11 Ekim 2007

Sevmiyor/um, Seviyor/um

2007-08-09/18:33:00

Normalde şu yazı için de metodik bir sıralama yapmam gerektiğini düşünüyorum. Mevzuların sıralanmasında bir bağ bulunmalı. Ne demek istenildiği hakkında karşıdakini konudan uzaklaştırmayan konuşmalar ve yazmalardan yanayım aslında.
Bunu yapmayacağım bu defa.

Hayatın orasından burasından, gündemlerin şurasından burasından “sevmiyor seviyor” oyunu oynayacağım bugün. Seviyor ile başlaması yahut güncel olması da hiç mühim değil.

Futbol Kulüp başkanlarının medya aracılığıyla birbirlerine hakaretini sevmiyorum. Bir amatör futbol kulübünü üst kümeye çıkarmış bütçesiz, heyecanı süresiz kadroları seviyorum.

Filancalara “askerden sert yanıt” tarzında, içeriğini öğrendiğinizde hiç de öyle olmayan haberleri sevmiyorum. Küçük bir öğrencinin başarılı çalışmasını öven mahalli gazete haberini seviyorum.

Hayatı boyunca insan ilişkilerinde sınıfta kalmış insanların gözlerinden okunanı sevmiyorum. Pazarda ürününü satmaya çalışan dede ve nineleri seviyorum.

Milleti adam yerine koymayan siyasetçileri sevmiyorum. Telebelerine ihtimamda daim olan muallimleri seviyorum.

Dünyanın kendilerine de kalmayacağını bir türlü idrak edemeyen “yetki sahipleri”ni sevmiyorum. Ölüme hazır “sıradanları” seviyorum.

İnsanları görünüşlerine bakarak kategorize eden zihniyetleri sevmiyorum. Böylelerini kategorize ve âşikâr etmeyi seviyorum.

Yalandan başka işi olmayan adamlar ve onların yazdıklarını sevmiyorum. Birinci sınıfa giden Ayşe’nin “bitişik-eğik” yazısını seviyorum.

Yerküreyi gezip de, gördüklerinden ibret almayanları sevmiyorum. Köyünden başka bir yer bilmeyen teyzelerin, koyun sütünü yaratan Mevla’yı fark edişlerini seviyorum.

Fildişi kulelerinden arza bakanları sevmiyorum. Toprakta karınca cehdini ibretle seyreyleyen insanları seviyorum.

Yanlış anlama, anlaşılma ve yorumlama korkularını sevmiyorum. Mızrabın farklı telleri ahenkle çalan vuruşunu seviyorum.

Bâki kalışlar yaşayacağına inanmış zulümleri sevmiyorum.

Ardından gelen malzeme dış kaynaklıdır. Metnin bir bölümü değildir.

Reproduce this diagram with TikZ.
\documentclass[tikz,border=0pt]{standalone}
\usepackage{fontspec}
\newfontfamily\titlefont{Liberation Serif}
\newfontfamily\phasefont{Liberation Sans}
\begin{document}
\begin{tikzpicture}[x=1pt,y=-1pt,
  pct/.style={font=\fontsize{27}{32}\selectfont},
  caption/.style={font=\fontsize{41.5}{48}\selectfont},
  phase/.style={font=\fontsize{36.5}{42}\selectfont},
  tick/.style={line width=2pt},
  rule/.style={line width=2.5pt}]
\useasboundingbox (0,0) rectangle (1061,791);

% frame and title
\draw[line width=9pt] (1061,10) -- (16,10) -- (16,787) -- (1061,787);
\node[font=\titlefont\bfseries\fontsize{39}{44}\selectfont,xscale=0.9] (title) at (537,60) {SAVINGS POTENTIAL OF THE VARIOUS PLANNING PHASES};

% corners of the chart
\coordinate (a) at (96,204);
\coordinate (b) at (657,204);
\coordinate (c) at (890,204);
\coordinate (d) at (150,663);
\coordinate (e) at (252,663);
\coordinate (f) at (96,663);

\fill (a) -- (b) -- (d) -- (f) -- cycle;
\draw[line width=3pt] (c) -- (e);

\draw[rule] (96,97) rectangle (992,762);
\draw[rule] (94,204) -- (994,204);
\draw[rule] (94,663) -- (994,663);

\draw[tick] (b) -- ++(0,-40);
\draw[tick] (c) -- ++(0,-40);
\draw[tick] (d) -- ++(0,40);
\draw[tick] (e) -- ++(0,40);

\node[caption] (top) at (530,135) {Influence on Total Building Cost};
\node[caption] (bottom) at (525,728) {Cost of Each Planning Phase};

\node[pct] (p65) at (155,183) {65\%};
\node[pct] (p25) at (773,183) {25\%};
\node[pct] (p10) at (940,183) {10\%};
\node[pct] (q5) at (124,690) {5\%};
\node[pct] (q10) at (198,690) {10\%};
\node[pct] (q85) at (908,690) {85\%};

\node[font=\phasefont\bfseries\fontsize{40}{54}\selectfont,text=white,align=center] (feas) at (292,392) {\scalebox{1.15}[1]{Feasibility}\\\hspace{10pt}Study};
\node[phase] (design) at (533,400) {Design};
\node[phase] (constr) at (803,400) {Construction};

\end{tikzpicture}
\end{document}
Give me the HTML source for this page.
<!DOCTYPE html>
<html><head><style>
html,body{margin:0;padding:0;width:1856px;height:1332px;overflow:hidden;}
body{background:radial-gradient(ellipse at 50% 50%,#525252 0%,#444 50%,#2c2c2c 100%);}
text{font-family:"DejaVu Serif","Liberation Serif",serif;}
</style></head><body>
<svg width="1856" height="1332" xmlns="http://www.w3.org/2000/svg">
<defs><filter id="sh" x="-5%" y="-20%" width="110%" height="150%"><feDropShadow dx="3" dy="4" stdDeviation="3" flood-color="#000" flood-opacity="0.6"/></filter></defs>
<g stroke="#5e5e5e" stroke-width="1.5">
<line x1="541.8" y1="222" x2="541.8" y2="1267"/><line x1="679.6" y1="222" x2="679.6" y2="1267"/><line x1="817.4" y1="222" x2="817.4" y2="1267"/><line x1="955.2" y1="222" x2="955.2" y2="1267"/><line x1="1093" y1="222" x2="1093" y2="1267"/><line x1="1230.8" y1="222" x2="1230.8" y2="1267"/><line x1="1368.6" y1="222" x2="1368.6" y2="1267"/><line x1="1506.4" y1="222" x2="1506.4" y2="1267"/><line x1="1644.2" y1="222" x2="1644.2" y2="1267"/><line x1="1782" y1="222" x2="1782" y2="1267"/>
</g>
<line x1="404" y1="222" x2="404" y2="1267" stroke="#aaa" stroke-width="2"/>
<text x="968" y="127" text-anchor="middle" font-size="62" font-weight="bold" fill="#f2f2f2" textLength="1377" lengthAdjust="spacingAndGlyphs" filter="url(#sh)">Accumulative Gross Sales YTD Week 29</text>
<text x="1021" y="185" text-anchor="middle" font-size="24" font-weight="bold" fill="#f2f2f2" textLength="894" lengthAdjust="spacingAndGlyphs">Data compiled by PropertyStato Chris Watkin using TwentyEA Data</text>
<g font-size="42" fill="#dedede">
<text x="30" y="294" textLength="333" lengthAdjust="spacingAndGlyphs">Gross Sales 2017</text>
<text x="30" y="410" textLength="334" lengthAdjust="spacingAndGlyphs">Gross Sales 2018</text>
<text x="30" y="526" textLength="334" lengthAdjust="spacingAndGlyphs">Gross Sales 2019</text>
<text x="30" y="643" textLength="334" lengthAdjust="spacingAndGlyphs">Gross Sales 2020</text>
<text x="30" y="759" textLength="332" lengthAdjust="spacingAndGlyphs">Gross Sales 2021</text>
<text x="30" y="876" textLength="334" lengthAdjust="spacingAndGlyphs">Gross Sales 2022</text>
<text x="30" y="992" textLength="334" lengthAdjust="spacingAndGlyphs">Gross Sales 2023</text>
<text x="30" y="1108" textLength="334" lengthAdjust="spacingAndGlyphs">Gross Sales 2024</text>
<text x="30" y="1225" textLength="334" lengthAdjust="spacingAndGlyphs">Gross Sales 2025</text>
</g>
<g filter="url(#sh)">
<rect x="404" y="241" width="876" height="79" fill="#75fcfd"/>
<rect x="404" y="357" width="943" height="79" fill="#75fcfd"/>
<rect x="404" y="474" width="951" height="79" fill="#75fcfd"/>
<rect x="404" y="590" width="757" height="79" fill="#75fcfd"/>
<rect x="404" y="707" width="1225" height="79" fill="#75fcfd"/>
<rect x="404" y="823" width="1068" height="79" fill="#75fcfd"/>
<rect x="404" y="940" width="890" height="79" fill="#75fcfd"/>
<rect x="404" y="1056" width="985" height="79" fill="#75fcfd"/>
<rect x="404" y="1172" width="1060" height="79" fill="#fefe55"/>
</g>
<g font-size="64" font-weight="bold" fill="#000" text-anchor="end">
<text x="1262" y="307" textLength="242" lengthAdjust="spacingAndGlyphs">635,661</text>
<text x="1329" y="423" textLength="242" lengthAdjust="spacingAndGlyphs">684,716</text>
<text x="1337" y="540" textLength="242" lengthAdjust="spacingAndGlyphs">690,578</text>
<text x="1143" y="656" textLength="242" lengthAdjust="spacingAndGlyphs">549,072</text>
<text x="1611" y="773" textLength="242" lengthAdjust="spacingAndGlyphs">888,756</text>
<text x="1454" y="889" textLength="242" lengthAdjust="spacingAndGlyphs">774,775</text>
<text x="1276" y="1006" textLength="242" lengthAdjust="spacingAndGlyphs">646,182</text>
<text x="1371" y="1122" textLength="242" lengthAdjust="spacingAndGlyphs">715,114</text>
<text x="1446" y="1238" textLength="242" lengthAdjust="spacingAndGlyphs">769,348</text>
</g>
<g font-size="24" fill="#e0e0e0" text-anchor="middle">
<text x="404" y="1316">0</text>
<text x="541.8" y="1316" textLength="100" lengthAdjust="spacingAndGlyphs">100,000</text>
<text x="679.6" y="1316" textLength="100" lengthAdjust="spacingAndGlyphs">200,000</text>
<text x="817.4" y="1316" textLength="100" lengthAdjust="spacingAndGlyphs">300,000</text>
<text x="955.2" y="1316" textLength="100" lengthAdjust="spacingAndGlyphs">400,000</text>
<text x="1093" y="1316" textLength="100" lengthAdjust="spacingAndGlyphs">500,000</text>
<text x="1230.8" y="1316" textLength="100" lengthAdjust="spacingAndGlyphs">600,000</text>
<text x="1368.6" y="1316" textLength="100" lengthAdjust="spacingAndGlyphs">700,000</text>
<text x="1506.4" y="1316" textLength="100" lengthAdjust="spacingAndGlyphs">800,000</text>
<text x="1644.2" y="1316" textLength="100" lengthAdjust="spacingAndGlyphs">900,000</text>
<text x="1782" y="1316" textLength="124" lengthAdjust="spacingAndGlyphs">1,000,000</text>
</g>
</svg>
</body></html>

Ölümü yaratanının en büyük adaletinin ölüm olduğunu seslendirenleri seviyorum.

Kelimelerin mânâlara esir oluşunu sevmiyorum. Mânâyı gözden gören bakışı seviyorum.

***
Bu mesele bitmez diyerek hülâsâ,
kendi ayıbımı ve onun âşikâr olmasını sevmiyor, noksanımın içimde bir gün nihayetlenme ihtimalini seviyorum.